To verify a trigonometric identity, we need to start with one side of the identity and perform algebraic manipulations or utilize other identities in order to arrive at the other side of the identity. We can begin with the left-hand side, with $ \cos^4 t - \sin^4 t $. This looks almost like one of the double-angle identities for cosine: $ \cos 2t = \cos^2 t - \sin^2 t $. But the powers are different, so we need to perform some algebra first: $$ \cos^4 t - \sin^4 t = \left( \cos^2 t \right)^2 - \left( \sin^2 t \right)^2 = \left( \cos^2 t - \sin^2 t \right) \left( \cos^2 t + \sin^2 t \right) $$ Note that we used the difference of squares to factor, after first rewriting both terms as the square of a square. Next, we note that the latter factor $ \cos^2 t + \sin^2 t $ is a Pythagorean identity, which we know to be 1: $$ \left( \cos^2 t - \sin^2 t \right) \left( \cos^2 t + \sin^2 t \right) = \left( \cos^2 t - \sin^2 t \right) (1) = \cos^2 t - \sin^2 t $$ Now we have the previously noted double-angle identity for cosine: $$ \cos^2 t - \sin^2 t = \cos 2t $$ We are not yet immediately done as we have not yet yielded the right-hand side of the identity, but remember that cosine actually has three different formulas for its double-angle, one of which is precisely the right-hand expression: $$ \cos 2t = 1 - 2\sin^2 t $$ So we have successfully proven that $ \cos^4 t - \sin^4 t = 1 - 2 \sin^2 t$, as desired.
Subject: Calculus
Determine whether the Mean Value Theorem applies to the function $f(x) = x^2 - 8x + 15$ on the interval $[1,5]$, and if so, find a value of $c$ as guaranteed by the conclusion of the theorem.

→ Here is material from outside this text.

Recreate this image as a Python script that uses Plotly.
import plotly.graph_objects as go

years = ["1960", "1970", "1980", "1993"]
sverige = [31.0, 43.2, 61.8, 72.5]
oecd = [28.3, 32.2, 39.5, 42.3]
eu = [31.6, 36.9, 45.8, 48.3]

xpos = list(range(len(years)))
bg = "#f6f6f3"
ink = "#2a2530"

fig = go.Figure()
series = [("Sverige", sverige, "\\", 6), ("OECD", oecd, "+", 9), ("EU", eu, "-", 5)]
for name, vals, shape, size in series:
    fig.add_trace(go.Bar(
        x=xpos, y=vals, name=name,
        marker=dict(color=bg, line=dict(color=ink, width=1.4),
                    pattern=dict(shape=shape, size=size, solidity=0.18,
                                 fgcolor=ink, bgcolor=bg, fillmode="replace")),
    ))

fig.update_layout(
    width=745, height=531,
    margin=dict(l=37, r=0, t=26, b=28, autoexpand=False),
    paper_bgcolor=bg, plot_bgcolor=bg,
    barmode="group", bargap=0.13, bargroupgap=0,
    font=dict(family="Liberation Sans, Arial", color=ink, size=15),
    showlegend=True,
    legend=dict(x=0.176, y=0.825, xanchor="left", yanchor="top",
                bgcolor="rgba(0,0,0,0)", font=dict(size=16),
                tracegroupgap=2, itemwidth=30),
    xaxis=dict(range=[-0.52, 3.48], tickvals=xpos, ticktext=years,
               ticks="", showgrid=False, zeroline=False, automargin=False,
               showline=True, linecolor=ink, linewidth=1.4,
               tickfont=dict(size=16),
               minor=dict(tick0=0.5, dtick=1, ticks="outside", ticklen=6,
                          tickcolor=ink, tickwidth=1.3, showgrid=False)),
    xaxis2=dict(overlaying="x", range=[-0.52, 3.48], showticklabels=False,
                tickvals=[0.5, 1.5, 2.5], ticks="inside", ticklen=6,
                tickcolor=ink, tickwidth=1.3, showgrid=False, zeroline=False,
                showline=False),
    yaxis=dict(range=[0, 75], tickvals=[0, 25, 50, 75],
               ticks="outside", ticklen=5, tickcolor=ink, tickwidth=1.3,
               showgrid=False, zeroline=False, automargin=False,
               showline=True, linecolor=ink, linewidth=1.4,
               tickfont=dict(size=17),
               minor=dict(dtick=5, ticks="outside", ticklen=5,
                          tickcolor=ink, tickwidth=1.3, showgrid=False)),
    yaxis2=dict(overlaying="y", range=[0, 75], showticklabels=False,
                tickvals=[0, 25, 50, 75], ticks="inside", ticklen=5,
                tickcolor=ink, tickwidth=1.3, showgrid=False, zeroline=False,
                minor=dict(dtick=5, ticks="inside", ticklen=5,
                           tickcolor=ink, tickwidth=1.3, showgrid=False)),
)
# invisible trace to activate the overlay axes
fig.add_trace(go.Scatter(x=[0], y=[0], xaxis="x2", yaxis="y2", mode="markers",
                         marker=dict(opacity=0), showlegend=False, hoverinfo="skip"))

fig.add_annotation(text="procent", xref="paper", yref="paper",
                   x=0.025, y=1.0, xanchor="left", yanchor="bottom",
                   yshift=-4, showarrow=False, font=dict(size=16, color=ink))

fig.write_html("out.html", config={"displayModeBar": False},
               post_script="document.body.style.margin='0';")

The Mean Value Theorem states that, if a function $f(x)$ is continuous on the closed interval $[a,b]$ and is differentiable on the open interval $(a,b)$, then there is some point $c$ in the interval $(a,b)$ for which $f'(c) = \frac{f(b)-f(a)}{b-a}$. To begin, we must first determine that the hypotheses hold. Since $f(x)$ is a polynomial, it is therefore continuous (on the interval $[1,5]$), so the first hypothesis is true. To determine differentiability, we need to find $f'(x)$ and show that it is defined for all numbers in the interval $(1,5)$. A simple application of the Power Rule gives us $f'(x) = 2x - 8$, which is again a polynomial and is therefore defined for all numbers (and in particular on the interval $(1,5)$). Therefore, the hypotheses of the Mean Value Theorem hold, and so the MVT applies to $f(x)$. To find the value of $c$ as guaranteed by the theorem, we need to first find $\frac{f(5)-f(1)}{5-1}$: $$ \frac{f(5)-f(1)}{5-1} = \frac{(5^2 - 8*5 + 15) - (1^2 - 8*1 + 15)}{4} = \frac{0 - 8}{4} = \frac{-8}{4} = -2 $$ We thus need to find a $c$ that satisfies $f'(c) = -2$. But we know $f'(x) = 2x - 8$, and so $f'(c) = 2c - 8$; we need only solve the equation $ 2c - 8 = -2 $. Solving for $c$ gives $c = 3$. Thus the $c$ as guaranteed by the conclusion must be $c=3$.